Chapter 12.9, Problem 1P

Jessica says she doesn‘t understand the Pythagorean theorem. She put numbers in for a, b, and c in the equation $a^2+b^2=c^2$ , but the equation isn't always true. For example, when she put in a = 2, b = 3, and c = 4, she got 4 + 9 = 16, which isn’t correct. Jessica wants to know why the Pythagorean theorem isn’t working‘ Write an informative paragraph discussing Jessica’s conundrum. Why does the Pythagorean theorem appear not to be correct?
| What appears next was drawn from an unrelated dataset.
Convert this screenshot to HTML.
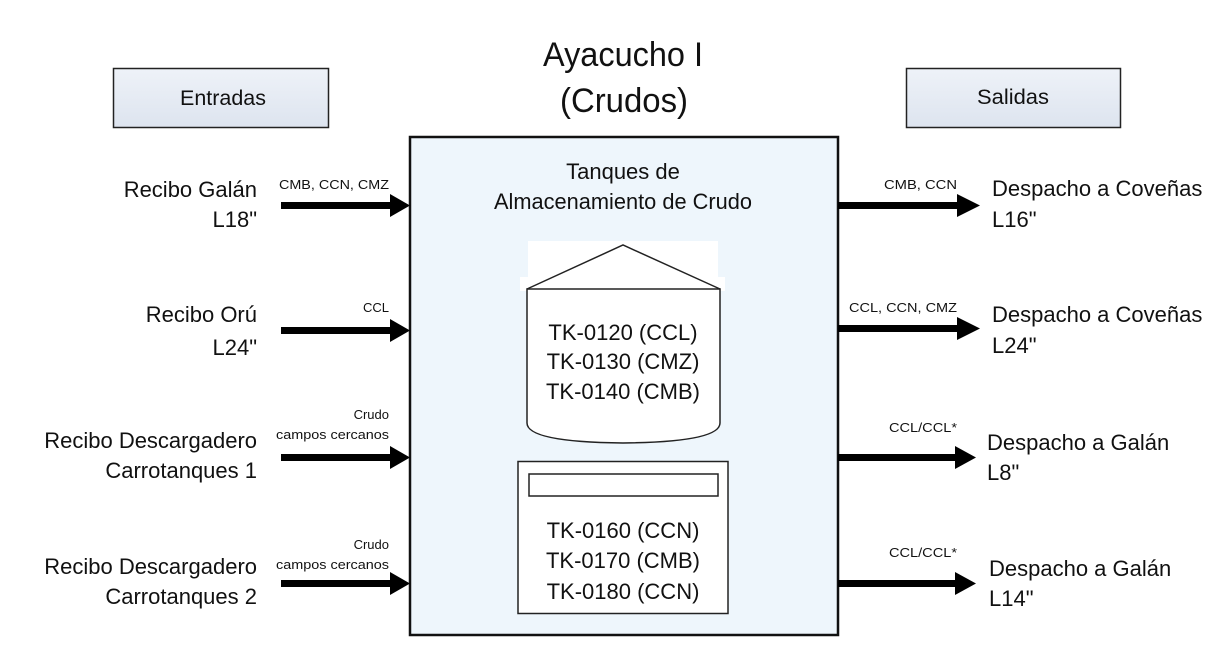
<!DOCTYPE html>
<html><head><meta charset="utf-8"><style>
html,body{margin:0;padding:0;background:#fff}
svg{display:block}
text{font-family:"Liberation Sans",sans-serif;fill:#111}
</style></head><body>
<svg width="1229" height="664" viewBox="0 0 1229 664" xmlns="http://www.w3.org/2000/svg">
<defs>
<linearGradient id="g" x1="0" y1="0" x2="0" y2="1"><stop offset="0" stop-color="#eef2f8"/><stop offset="1" stop-color="#dde4ef"/></linearGradient>
</defs>
<text x="623" y="66" font-size="34" text-anchor="middle" textLength="160" lengthAdjust="spacingAndGlyphs">Ayacucho I</text>
<text x="624" y="112" font-size="34" text-anchor="middle" textLength="128" lengthAdjust="spacingAndGlyphs">(Crudos)</text>
<rect x="113.5" y="68.5" width="215" height="59" fill="url(#g)" stroke="#222" stroke-width="1.5"/>
<text x="223" y="105" font-size="21" text-anchor="middle" textLength="86" lengthAdjust="spacingAndGlyphs">Entradas</text>
<rect x="906.5" y="68.5" width="214" height="59" fill="url(#g)" stroke="#222" stroke-width="1.5"/>
<text x="1013" y="104" font-size="21" text-anchor="middle" textLength="72" lengthAdjust="spacingAndGlyphs">Salidas</text>
<rect x="410" y="137" width="428" height="498" fill="#eef6fc" stroke="#111" stroke-width="2.5"/>
<text x="623" y="179" font-size="22" text-anchor="middle">Tanques de</text>
<text x="623" y="209" font-size="22" text-anchor="middle" textLength="258" lengthAdjust="spacingAndGlyphs">Almacenamiento de Crudo</text>
<rect x="528" y="241" width="190" height="36" fill="#fff"/>
<rect x="520" y="277" width="205" height="14" fill="#fff"/>
<path d="M527 289 L623 245 L720 289" fill="#fff" stroke="#222" stroke-width="1.5"/>
<path d="M527 289 L720 289 L720 423 Q720 442 623 443 Q527 442 527 423 Z" fill="#fff" stroke="#222" stroke-width="1.5"/>
<text x="623" y="340" font-size="22" text-anchor="middle">TK-0120 (CCL)</text>
<text x="623" y="369" font-size="22" text-anchor="middle">TK-0130 (CMZ)</text>
<text x="623" y="399" font-size="22" text-anchor="middle">TK-0140 (CMB)</text>
<rect x="518" y="461.5" width="210" height="152" fill="#fff" stroke="#222" stroke-width="1.5"/>
<rect x="529" y="474" width="189" height="22" fill="#fff" stroke="#222" stroke-width="1.5"/>
<text x="623" y="538" font-size="22" text-anchor="middle">TK-0160 (CCN)</text>
<text x="623" y="568" font-size="22" text-anchor="middle">TK-0170 (CMB)</text>
<text x="623" y="599" font-size="22" text-anchor="middle">TK-0180 (CCN)</text>
<g fill="#000">
<rect x="281" y="202" width="112" height="7"/><polygon points="390,194 410,205.5 390,217"/>
<rect x="281" y="327" width="112" height="7"/><polygon points="390,319 410,330.5 390,342"/>
<rect x="281" y="454" width="112" height="7"/><polygon points="390,446 410,457.5 390,469"/>
<rect x="281" y="580" width="112" height="7"/><polygon points="390,572 410,583.5 390,595"/>
<rect x="838" y="202" width="122" height="7"/><polygon points="957,194 980,205.5 957,217"/>
<rect x="838" y="325" width="122" height="7"/><polygon points="957,317 980,328.5 957,340"/>
<rect x="838" y="454" width="122" height="7"/><polygon points="955,446 976,457.5 955,469"/>
<rect x="838" y="580" width="122" height="7"/><polygon points="955,572 976,583.5 955,595"/>
</g>
<g font-size="22" text-anchor="end">
<text x="257" y="197">Recibo Galán</text><text x="257" y="227">L18"</text>
<text x="257" y="322">Recibo Orú</text><text x="257" y="355">L24"</text>
<text x="257" y="448">Recibo Descargadero</text><text x="257" y="478">Carrotanques 1</text>
<text x="257" y="574">Recibo Descargadero</text><text x="257" y="604">Carrotanques 2</text>
</g>
<g font-size="13" text-anchor="end">
<text x="389" y="189" textLength="110" lengthAdjust="spacingAndGlyphs">CMB, CCN, CMZ</text>
<text x="389" y="312">CCL</text>
<text x="389" y="419">Crudo</text>
<text x="389" y="439" textLength="113" lengthAdjust="spacingAndGlyphs">campos cercanos</text>
<text x="389" y="549">Crudo</text>
<text x="389" y="569" textLength="113" lengthAdjust="spacingAndGlyphs">campos cercanos</text>
<text x="957" y="189" textLength="73" lengthAdjust="spacingAndGlyphs">CMB, CCN</text>
<text x="957" y="312" textLength="108" lengthAdjust="spacingAndGlyphs">CCL, CCN, CMZ</text>
<text x="957" y="432" textLength="68" lengthAdjust="spacingAndGlyphs">CCL/CCL*</text>
<text x="957" y="557" textLength="68" lengthAdjust="spacingAndGlyphs">CCL/CCL*</text>
</g>
<g font-size="22">
<text x="992" y="196">Despacho a Coveñas</text><text x="992" y="227">L16"</text>
<text x="992" y="322">Despacho a Coveñas</text><text x="992" y="353">L24"</text>
<text x="987" y="450">Despacho a Galán</text><text x="987" y="480">L8"</text>
<text x="989" y="576">Despacho a Galán</text><text x="989" y="606">L14"</text>
</g>
</svg>
</body></html>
What misunderstanding does Jessica have?

To determine

The reason why the Pythagorean theorem is not satisfied for the given values.

Answer to Problem 1P

The Pythagorean theorem is applicable on right angled triangles only.

Explanation of Solution

Given Information:

Pythagorean theorem

  $a^2+b^2=c^2$

  $\begin{array}{l}a=2\\ b=3\\ c=4\end{array}$

Formula used

  $a^2+b^2=c^2$

Calculation:

According to J, the Pythagorean theorem is

  $a^2+b^2=c^2$

Where a, b, c = sides of a triangle.

J does not remember the fact that the Pythagorean theorem is only applicable on right angled triangles.

The reason why the theorem appears wrong to her is that the theorem cannot be applied for the triangle with arbitrary sides. According to Pythagorean theorem,

‘The sum of squares of sides of right angled triangle is equal to the square of hypotenuse.’